AVL trees (Also called "Red-Green" trees (no relation to the show)1, and "Height Balanced" trees) are really, really cool. The AVL comes from the creators, Adelson, Veslkij and Laudis (Source: vera). I will go into a bit more detail behind the theory than the previous posters.
The general premise behind AVL trees is "The height of the left and right subtrees differ by no more than one." What this means is that it's time to whip out the ASCII Art
h: fig 1. | fig 2. |
| |
0: C | B |
1: / \ | / \ |
2. / \ | / \ |
3: A 4 | A C |
4: / \ | / \ / \ |
5: 1 B | 1 2 3 4 |
6: / \ | |
7: 2 3 | |
Figure 1 is unbalanced because the height of the leaf node 3'is of height 7 whereas the height of leaf node 4 is 3. The difference between these nodes is greater than one, and so they are in an unbalanced state.
Unbalanced trees are bad because they increase search time - and that is bad. The whole point to using an AVL tree is for the speed of O(log n).
It is possible for an AVL tree to be unbalanced in four possible ways: left-of-left, right-of-left, left-of-right, right-of-right. Time again for some diagrams.
fig 3. | fig 4. | fig 5. | fig 6. |
| | | |
C | C | A | A |
/ | / | \ | \ |
B | A | C | B |
/ | \ | / | \ |
A | B | B | C |
Figure 3 illustrates left-of-right, figure 4 illustrates right-of-left, figure 5 illustrates left-of-right and figure 6 illustrates right-of-right.
To balance these we need an algorithm. I will do right-of-left; the others are easy to derive from the pattern.
fig 4.
C
/
A
\
B
Here again is figure 4. The C node is the root node and grandparent to node B. Node A is the parent of node B and the child of node C. To balance this tree we do a "rotation" of nodes.
The general algorithm is:
Grandparent -> Temp
Parent -> Grandparent
Child -> Parent
Temp -> Child
When balanced figure 4 will look like:
fig 7.
B
/ \
A C
I will now provide some code to demonstrate the left-of-right balancing. This assumes an intuitive Binary Tree implementation.
public BiTNode rotateRL(...) {
// Left of Right balancing function
// You can figure out the parameters :-)
root = child;
grandparent.setLeft(child.getRight());
parent.setRight(child.getLeft());
root.setLeft(parent);
root.setRight(grandparent);
return root;
}
Once we identify how to rotate nodes and balance AVL trees we have to decide when to balance. To do that we can either write one function to balance the whole tree all at once and call it periodically, or we can do one of two things. What we can do is assign a node a depth identifier (see fig 1 & 2). There are actually two ways to do this.

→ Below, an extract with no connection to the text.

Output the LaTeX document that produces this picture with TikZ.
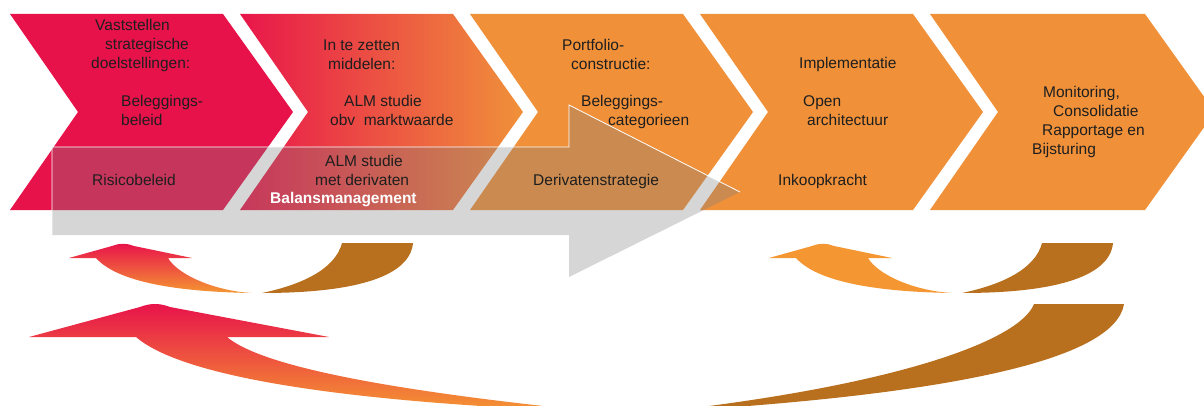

The first is to assign a height variable to each node. What this height variable does is store how many children are below this (that is, the one storing the numbers) node on the left and right side. Take figure 7, for example. Node A has 0 children, so its left and right height is 0. The same for Node C. Node B, however, has two children, so its height is 1. These numbers are computed recursively so the super-root node will always be correct. We know when a node is unbalanced when its left and right height differ by 2.
The other method is a spinoff of the above. It uses a balance factor. This value is an integer and can have three values:
state meaning
-----------------------
0 | Balanced tree
<0 | Left heavy
>0 | Right heavy
Let's look at figure 3 again. Node A has a BF of 0, node B has a BF of -1 -- meaning it has a left child, but no right -- and node C (the root node) has a BF of -2, which means it has 2 more left children than right. This value is also computed recursively.
All of this is really pointless unless the reader understands and can answer the question "why am I using an AVL tree and rotation code?" The answer is that an AVL tree is faster to search than a standard binary tree that is not balanced (an unbalanced binary tree has O(n) speed). What makes an AVL tree stand out from a regular binary tree is that an AVL tree is (self) balancing. Remember: Speed is the name of the game. While there are speedier data structures, such as B-Trees or M-way trees, an AVL tree is easier to implement.
Source: Notes from CSC-103 - Introduction to Data Structures at Monroe Community College, Fall 2002 class. Thanks to kthejoker for editorial help.
1: m_turner writes that this may be Red-Black instead of Red Green. My professor said "Red-Green" in class, so I will include m_turner's note here as well.